## What you should do
Reproduce exactly the section that begins at the line containing "Convert this diagram to TikZ code." and ends at the line containing "(0,0) rectangle (1107,641);", both lines included; omit all other lines.

━━━━━ Data for this task ━━━━━

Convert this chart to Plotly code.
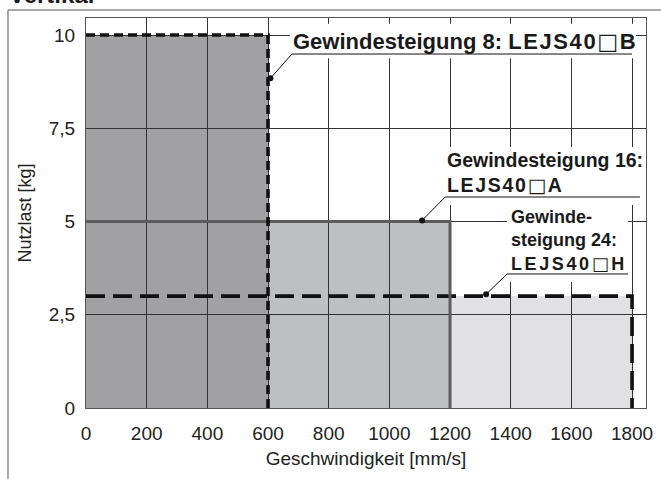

━━━━━
━━━━━ Data for this task ━━━━━

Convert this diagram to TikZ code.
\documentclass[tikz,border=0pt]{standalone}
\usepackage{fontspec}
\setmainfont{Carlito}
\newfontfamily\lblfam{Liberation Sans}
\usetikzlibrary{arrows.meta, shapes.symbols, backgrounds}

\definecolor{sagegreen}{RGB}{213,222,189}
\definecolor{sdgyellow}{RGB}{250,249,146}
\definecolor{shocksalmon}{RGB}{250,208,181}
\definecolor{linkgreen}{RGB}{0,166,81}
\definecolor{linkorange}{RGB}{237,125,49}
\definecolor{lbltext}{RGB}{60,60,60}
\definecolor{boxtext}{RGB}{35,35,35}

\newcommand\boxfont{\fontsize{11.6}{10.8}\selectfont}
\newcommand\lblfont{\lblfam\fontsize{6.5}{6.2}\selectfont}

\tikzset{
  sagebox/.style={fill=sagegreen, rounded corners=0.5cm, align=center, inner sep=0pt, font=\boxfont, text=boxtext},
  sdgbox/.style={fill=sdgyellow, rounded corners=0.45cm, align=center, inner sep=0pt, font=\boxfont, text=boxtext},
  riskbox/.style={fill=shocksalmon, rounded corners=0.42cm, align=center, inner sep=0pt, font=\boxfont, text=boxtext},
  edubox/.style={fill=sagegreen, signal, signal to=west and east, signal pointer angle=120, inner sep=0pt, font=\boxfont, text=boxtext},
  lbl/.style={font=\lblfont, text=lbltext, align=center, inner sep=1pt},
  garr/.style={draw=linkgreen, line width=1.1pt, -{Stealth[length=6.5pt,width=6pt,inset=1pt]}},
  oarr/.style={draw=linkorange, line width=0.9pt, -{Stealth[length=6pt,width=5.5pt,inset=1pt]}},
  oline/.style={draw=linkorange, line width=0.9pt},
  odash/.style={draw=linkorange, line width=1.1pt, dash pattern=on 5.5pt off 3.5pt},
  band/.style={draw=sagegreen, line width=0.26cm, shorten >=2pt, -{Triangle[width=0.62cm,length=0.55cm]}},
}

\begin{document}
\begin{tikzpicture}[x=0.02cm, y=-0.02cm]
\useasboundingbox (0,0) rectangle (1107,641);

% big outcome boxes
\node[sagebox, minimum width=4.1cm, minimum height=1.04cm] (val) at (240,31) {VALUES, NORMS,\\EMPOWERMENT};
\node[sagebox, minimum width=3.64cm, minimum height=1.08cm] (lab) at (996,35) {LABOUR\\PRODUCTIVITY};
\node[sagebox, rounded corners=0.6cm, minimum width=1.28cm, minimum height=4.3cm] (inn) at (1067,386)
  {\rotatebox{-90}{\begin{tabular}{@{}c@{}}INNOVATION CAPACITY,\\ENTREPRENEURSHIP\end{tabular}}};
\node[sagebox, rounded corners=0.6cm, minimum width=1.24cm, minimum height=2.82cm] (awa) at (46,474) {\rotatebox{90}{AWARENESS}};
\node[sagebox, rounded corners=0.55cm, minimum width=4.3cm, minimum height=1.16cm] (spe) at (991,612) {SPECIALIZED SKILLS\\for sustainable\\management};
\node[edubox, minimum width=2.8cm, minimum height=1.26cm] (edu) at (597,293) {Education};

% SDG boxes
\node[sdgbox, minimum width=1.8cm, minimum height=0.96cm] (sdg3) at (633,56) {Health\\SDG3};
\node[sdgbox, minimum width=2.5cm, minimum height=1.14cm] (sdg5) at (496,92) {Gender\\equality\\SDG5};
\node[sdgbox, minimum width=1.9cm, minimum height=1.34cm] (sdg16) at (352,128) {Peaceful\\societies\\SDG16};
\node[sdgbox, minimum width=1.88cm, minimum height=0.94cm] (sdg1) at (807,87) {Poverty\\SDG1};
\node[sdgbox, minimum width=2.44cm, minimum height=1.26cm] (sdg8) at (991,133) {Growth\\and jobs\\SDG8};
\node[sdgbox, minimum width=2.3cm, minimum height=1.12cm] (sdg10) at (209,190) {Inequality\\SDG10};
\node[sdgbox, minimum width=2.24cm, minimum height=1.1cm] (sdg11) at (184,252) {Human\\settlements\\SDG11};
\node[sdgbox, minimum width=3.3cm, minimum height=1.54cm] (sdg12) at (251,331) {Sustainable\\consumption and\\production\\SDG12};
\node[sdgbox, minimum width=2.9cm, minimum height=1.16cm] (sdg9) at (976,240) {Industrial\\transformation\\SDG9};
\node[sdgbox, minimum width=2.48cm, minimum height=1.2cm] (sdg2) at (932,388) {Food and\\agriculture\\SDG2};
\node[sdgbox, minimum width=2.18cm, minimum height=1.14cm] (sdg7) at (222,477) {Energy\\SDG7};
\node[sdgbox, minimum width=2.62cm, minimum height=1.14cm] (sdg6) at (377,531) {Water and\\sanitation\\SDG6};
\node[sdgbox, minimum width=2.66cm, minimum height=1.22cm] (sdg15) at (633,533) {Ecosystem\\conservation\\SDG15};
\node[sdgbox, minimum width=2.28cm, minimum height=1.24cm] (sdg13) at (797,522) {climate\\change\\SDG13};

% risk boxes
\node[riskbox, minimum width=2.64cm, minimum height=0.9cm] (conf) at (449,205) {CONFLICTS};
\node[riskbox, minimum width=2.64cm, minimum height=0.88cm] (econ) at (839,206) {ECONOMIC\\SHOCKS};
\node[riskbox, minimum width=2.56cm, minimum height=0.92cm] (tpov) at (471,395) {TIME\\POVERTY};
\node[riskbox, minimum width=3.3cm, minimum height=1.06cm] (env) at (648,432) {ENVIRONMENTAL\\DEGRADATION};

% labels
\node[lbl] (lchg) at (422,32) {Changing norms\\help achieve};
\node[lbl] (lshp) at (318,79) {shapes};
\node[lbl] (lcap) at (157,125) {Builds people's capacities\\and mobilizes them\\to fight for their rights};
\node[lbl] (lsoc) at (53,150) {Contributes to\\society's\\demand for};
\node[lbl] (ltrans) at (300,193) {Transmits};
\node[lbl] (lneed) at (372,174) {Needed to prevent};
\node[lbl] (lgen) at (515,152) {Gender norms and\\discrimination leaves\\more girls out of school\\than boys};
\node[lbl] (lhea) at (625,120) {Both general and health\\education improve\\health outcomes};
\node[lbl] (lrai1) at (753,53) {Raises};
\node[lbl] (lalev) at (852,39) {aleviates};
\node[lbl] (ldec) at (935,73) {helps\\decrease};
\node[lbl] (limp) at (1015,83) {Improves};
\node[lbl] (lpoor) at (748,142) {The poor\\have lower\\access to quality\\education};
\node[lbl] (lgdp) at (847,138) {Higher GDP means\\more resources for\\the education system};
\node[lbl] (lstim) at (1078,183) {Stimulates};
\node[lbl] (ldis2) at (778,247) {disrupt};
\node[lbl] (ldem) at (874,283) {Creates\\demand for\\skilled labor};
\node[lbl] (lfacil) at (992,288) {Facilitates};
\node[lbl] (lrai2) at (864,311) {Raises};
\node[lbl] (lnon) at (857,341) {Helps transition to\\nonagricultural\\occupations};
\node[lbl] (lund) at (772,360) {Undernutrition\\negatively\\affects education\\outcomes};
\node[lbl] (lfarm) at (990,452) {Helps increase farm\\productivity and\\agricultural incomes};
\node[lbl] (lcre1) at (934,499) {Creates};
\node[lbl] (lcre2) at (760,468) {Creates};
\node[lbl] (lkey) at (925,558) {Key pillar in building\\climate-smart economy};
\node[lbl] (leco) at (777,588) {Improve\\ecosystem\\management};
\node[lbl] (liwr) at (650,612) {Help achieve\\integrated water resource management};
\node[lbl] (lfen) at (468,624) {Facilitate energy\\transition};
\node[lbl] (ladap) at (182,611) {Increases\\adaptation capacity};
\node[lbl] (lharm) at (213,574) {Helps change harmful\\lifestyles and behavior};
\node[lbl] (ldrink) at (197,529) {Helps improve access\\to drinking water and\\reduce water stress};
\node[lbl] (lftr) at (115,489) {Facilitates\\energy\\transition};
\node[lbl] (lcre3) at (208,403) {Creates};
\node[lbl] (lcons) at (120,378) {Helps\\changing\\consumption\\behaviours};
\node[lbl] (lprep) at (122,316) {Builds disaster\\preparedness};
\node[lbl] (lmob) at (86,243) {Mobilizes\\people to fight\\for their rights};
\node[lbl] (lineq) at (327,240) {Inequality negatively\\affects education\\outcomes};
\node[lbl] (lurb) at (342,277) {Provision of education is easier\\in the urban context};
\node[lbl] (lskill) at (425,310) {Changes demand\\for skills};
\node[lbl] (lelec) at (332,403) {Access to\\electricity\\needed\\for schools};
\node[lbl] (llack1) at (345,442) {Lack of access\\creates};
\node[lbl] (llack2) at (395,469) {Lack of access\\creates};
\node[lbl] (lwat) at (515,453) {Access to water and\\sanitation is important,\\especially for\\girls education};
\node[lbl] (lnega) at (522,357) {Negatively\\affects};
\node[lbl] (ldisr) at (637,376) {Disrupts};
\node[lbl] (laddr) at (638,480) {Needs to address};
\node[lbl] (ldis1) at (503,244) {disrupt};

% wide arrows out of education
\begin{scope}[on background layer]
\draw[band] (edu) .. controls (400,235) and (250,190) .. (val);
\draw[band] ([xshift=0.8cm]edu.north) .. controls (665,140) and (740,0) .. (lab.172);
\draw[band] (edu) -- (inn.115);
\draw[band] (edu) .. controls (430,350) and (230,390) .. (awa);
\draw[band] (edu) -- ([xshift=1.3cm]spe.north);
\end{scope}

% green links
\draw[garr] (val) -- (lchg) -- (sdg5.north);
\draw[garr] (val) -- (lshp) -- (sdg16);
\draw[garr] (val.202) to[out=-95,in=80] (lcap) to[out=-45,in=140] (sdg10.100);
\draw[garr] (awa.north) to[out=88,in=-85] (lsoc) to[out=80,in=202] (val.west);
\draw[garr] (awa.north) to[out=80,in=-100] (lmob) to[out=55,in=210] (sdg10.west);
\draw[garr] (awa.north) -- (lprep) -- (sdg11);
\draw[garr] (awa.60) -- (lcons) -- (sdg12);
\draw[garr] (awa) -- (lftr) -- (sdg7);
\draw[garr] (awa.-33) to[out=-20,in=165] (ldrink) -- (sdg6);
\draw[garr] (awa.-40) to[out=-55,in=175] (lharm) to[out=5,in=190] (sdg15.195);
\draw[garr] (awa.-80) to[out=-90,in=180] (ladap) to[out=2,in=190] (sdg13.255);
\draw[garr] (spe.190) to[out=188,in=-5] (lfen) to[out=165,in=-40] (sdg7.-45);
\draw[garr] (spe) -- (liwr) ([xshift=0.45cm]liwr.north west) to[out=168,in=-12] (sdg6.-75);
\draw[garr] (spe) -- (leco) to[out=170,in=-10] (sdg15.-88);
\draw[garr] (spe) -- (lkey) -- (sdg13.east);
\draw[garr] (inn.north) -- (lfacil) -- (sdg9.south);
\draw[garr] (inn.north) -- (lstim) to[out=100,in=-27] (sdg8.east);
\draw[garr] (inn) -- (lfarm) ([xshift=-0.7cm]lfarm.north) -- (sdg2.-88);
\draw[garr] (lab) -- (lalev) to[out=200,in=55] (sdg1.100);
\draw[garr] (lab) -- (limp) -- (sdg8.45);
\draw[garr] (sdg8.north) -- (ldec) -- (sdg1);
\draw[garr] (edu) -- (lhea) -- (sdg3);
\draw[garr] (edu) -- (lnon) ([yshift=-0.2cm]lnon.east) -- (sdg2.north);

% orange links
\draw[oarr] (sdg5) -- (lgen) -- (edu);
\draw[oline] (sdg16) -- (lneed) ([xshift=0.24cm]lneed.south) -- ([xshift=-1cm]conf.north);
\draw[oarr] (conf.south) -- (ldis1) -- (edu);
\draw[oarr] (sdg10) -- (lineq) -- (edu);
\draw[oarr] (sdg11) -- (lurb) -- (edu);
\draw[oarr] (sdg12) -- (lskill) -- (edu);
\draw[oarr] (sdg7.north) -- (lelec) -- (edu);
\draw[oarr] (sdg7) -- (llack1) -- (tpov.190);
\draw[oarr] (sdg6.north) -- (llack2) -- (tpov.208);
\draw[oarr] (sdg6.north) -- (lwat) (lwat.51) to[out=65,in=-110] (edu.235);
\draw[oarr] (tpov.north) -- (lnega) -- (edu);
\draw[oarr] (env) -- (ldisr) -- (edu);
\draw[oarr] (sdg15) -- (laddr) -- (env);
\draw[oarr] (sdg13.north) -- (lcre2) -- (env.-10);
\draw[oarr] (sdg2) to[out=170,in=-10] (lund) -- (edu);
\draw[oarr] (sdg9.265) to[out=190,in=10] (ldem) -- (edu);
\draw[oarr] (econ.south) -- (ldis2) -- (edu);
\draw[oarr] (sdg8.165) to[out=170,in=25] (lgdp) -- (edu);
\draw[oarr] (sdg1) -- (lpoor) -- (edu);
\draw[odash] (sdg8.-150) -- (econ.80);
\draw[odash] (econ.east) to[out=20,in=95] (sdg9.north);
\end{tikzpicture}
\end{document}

━━━━━

## Exercise result
Convert this diagram to TikZ code.
\documentclass[tikz,border=0pt]{standalone}
\usepackage{fontspec}
\setmainfont{Carlito}
\newfontfamily\lblfam{Liberation Sans}
\usetikzlibrary{arrows.meta, shapes.symbols, backgrounds}

\definecolor{sagegreen}{RGB}{213,222,189}
\definecolor{sdgyellow}{RGB}{250,249,146}
\definecolor{shocksalmon}{RGB}{250,208,181}
\definecolor{linkgreen}{RGB}{0,166,81}
\definecolor{linkorange}{RGB}{237,125,49}
\definecolor{lbltext}{RGB}{60,60,60}
\definecolor{boxtext}{RGB}{35,35,35}

\newcommand\boxfont{\fontsize{11.6}{10.8}\selectfont}
\newcommand\lblfont{\lblfam\fontsize{6.5}{6.2}\selectfont}

\tikzset{
  sagebox/.style={fill=sagegreen, rounded corners=0.5cm, align=center, inner sep=0pt, font=\boxfont, text=boxtext},
  sdgbox/.style={fill=sdgyellow, rounded corners=0.45cm, align=center, inner sep=0pt, font=\boxfont, text=boxtext},
  riskbox/.style={fill=shocksalmon, rounded corners=0.42cm, align=center, inner sep=0pt, font=\boxfont, text=boxtext},
  edubox/.style={fill=sagegreen, signal, signal to=west and east, signal pointer angle=120, inner sep=0pt, font=\boxfont, text=boxtext},
  lbl/.style={font=\lblfont, text=lbltext, align=center, inner sep=1pt},
  garr/.style={draw=linkgreen, line width=1.1pt, -{Stealth[length=6.5pt,width=6pt,inset=1pt]}},
  oarr/.style={draw=linkorange, line width=0.9pt, -{Stealth[length=6pt,width=5.5pt,inset=1pt]}},
  oline/.style={draw=linkorange, line width=0.9pt},
  odash/.style={draw=linkorange, line width=1.1pt, dash pattern=on 5.5pt off 3.5pt},
  band/.style={draw=sagegreen, line width=0.26cm, shorten >=2pt, -{Triangle[width=0.62cm,length=0.55cm]}},
}

\begin{document}
\begin{tikzpicture}[x=0.02cm, y=-0.02cm]
\useasboundingbox (0,0) rectangle (1107,641);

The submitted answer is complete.